EXERCISE INSTRUCTIONS: Without the pictures, please reproduce only the lines from the one with "What Plotly code" through the one with "fig = go.Figure()", both included.

INPUT ROWS:
###
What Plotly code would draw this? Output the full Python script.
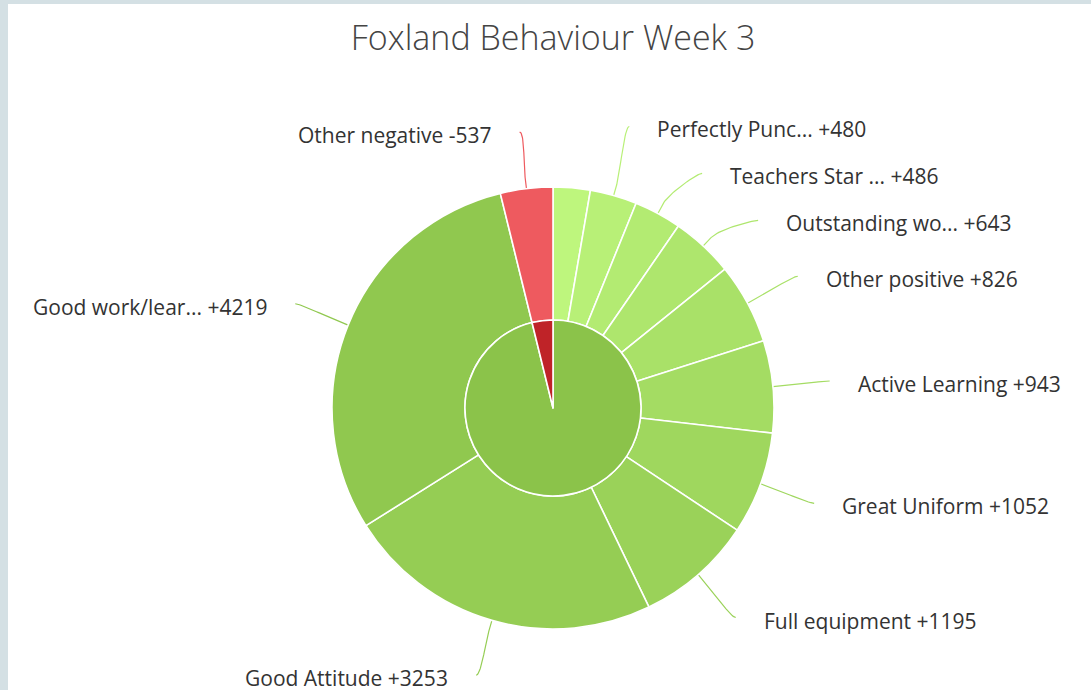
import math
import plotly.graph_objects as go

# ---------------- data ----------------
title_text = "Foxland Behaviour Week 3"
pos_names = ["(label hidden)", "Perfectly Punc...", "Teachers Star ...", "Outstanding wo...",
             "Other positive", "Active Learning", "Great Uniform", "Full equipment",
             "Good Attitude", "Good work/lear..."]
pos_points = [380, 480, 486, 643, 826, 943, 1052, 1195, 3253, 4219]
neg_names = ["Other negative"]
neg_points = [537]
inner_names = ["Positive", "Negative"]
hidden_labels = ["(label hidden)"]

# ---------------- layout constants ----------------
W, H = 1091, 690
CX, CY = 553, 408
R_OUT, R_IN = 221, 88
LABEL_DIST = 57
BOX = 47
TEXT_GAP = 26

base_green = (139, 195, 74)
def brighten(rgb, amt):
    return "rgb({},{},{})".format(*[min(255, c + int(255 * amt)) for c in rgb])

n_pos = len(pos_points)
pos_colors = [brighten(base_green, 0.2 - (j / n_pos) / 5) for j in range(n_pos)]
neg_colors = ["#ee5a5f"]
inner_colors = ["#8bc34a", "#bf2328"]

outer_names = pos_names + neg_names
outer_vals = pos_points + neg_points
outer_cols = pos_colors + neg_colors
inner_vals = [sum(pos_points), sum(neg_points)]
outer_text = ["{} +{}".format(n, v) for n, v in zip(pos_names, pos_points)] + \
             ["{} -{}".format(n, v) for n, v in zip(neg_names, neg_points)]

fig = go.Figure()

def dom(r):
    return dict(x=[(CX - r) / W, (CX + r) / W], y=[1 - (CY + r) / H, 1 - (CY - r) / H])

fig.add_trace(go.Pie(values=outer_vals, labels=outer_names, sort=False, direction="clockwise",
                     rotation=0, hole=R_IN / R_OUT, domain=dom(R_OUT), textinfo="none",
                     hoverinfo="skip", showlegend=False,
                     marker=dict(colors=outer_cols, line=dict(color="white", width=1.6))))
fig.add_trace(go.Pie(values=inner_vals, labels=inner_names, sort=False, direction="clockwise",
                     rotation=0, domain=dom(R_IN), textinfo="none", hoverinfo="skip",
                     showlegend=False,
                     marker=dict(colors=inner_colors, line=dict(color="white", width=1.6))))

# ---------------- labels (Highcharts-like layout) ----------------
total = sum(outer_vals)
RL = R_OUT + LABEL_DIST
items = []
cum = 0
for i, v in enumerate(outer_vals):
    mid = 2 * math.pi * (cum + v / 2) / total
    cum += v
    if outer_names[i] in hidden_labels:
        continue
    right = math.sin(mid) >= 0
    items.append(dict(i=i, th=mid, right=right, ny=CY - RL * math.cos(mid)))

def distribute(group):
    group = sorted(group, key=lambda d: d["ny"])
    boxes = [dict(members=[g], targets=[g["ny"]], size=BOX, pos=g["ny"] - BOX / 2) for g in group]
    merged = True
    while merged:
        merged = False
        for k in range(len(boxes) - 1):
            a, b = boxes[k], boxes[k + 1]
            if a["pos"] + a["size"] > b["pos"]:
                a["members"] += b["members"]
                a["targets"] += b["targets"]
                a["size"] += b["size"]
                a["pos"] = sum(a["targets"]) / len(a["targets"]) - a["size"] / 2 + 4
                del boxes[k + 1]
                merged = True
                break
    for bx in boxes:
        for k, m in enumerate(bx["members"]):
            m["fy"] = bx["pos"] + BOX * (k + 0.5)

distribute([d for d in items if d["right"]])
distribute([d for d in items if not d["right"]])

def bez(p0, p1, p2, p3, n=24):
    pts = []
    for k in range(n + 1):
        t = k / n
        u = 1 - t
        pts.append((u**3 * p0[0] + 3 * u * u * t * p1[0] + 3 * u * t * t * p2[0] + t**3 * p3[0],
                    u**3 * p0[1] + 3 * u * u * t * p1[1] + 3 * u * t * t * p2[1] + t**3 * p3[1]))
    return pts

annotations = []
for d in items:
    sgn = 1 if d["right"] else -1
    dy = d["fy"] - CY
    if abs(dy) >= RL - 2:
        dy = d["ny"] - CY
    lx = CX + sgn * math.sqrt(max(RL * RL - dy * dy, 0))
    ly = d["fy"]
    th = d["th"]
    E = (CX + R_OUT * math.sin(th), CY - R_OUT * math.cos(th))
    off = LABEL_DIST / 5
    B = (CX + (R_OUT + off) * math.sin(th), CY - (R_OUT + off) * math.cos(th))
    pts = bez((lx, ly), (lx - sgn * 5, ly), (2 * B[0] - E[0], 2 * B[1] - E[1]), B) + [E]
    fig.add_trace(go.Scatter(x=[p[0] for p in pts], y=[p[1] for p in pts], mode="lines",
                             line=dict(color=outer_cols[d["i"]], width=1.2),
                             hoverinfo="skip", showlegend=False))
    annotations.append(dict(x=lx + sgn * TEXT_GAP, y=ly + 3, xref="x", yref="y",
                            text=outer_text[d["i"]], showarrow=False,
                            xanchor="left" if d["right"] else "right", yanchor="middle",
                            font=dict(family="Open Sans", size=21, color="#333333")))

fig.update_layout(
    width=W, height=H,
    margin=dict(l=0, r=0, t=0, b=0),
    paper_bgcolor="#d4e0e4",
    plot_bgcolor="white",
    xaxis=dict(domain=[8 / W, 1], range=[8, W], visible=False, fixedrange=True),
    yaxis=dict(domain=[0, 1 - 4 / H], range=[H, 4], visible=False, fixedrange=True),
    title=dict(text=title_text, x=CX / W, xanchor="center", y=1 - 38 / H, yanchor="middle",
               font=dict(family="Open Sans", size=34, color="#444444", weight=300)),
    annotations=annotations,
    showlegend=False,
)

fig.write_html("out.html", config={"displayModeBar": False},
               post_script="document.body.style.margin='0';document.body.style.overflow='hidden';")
###
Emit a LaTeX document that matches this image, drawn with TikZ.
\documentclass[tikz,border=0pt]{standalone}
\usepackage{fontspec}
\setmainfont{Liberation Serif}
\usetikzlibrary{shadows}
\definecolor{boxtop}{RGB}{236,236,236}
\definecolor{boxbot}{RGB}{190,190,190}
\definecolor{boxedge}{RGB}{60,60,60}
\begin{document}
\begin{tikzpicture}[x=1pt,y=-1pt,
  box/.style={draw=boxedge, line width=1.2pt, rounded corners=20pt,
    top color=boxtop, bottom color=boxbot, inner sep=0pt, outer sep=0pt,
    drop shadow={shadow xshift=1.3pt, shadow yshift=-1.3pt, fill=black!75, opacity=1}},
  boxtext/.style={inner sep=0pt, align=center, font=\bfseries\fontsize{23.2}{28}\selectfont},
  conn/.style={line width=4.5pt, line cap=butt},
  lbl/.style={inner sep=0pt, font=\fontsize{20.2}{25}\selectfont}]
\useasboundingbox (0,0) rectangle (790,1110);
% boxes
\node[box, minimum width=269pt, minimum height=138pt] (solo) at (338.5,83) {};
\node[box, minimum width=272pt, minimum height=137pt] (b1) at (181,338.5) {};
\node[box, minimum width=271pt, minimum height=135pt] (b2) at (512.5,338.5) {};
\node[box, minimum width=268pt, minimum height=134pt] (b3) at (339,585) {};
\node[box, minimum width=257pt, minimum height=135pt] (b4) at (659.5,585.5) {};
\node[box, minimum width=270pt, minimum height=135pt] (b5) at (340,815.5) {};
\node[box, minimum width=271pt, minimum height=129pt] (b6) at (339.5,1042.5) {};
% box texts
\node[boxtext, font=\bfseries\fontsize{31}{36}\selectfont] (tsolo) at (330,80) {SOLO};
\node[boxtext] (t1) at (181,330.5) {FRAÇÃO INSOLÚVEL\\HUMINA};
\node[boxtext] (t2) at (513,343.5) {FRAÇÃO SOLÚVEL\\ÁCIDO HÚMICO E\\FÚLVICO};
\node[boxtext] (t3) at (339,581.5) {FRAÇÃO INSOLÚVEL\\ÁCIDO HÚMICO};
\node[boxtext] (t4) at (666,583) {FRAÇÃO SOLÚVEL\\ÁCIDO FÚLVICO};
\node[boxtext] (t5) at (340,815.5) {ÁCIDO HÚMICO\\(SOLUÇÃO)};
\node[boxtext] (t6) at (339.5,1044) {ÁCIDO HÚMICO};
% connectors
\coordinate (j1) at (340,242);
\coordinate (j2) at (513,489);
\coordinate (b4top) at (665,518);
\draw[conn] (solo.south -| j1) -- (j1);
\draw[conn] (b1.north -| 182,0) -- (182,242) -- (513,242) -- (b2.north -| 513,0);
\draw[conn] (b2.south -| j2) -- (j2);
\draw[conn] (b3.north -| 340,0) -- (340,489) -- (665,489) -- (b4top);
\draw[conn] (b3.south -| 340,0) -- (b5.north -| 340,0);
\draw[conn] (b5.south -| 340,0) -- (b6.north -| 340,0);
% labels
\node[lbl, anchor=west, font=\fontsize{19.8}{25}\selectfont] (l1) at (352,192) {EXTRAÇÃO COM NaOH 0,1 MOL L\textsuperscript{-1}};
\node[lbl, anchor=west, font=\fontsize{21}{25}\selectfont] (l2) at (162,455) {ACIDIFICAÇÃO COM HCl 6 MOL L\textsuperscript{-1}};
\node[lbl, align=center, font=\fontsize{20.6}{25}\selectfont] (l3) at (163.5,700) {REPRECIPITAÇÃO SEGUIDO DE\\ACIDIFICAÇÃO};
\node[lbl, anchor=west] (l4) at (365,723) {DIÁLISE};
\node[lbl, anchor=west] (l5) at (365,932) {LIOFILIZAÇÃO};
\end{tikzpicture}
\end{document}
###
EXERCISE RESPONSE:
What Plotly code would draw this? Output the full Python script.
import math
import plotly.graph_objects as go

# ---------------- data ----------------
title_text = "Foxland Behaviour Week 3"
pos_names = ["(label hidden)", "Perfectly Punc...", "Teachers Star ...", "Outstanding wo...",
             "Other positive", "Active Learning", "Great Uniform", "Full equipment",
             "Good Attitude", "Good work/lear..."]
pos_points = [380, 480, 486, 643, 826, 943, 1052, 1195, 3253, 4219]
neg_names = ["Other negative"]
neg_points = [537]
inner_names = ["Positive", "Negative"]
hidden_labels = ["(label hidden)"]

# ---------------- layout constants ----------------
W, H = 1091, 690
CX, CY = 553, 408
R_OUT, R_IN = 221, 88
LABEL_DIST = 57
BOX = 47
TEXT_GAP = 26

base_green = (139, 195, 74)
def brighten(rgb, amt):
    return "rgb({},{},{})".format(*[min(255, c + int(255 * amt)) for c in rgb])

n_pos = len(pos_points)
pos_colors = [brighten(base_green, 0.2 - (j / n_pos) / 5) for j in range(n_pos)]
neg_colors = ["#ee5a5f"]
inner_colors = ["#8bc34a", "#bf2328"]

outer_names = pos_names + neg_names
outer_vals = pos_points + neg_points
outer_cols = pos_colors + neg_colors
inner_vals = [sum(pos_points), sum(neg_points)]
outer_text = ["{} +{}".format(n, v) for n, v in zip(pos_names, pos_points)] + \
             ["{} -{}".format(n, v) for n, v in zip(neg_names, neg_points)]

fig = go.Figure()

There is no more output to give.